Companies in Spain to pay teleworking costs
After weeks of negotiations between employers and trade unions, the Spanish government has passed a decree that regulates working from home. Among other provisions it stipulates that companies must pay the costs incurred by employees when purchasing equipment and furnishings for the home office. The national newspapers are divided on whether the decree is an effective and well-considered measure.
More flexibility in negotiations!
El País says the new law is of key importance, and not just in terms of its content:
“The agreement addresses with political efficiency a labour market problem that could easily have become a contentious issue. ... It is reassuring that the social actors, perhaps as a consequence of the virus crisis, have become more willing to negotiate and to back comprehensive agreements, leaving the more sensitive individual issues where they belong, i.e. in company agreements. Gradually and without too much fuss, a negotiating culture is emerging which could be very useful when it comes to tackling more difficult structural reforms, for example the pension reform.”
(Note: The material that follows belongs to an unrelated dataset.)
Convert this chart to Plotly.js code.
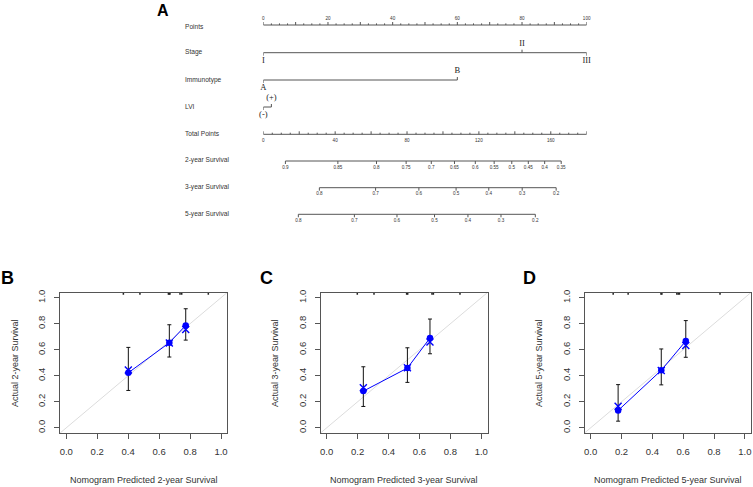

This could put employers off
The law was cobbled together too quickly, El Mundo criticises:
“[Labour Minister Yolanda] Díaz's eagerness to find a consensus between the negotiating partners is commendable. But because of her haste to put this feather in her cap, and because there was no proper debate, it's to be feared that the legislation is already outdated. ... This false sense of urgency meant that right up until the last minute before the cabinet meeting that gave the green light for the law, employers were still negotiating open questions . ... This hasty approach does not give us cause to believe that the new law will be well-suited to its purpose. In view of the dismal labour market situation, there's also the danger that excessively rigid regulations will deter employers from hiring new staff - and that unemployment will therefore continue to rise.”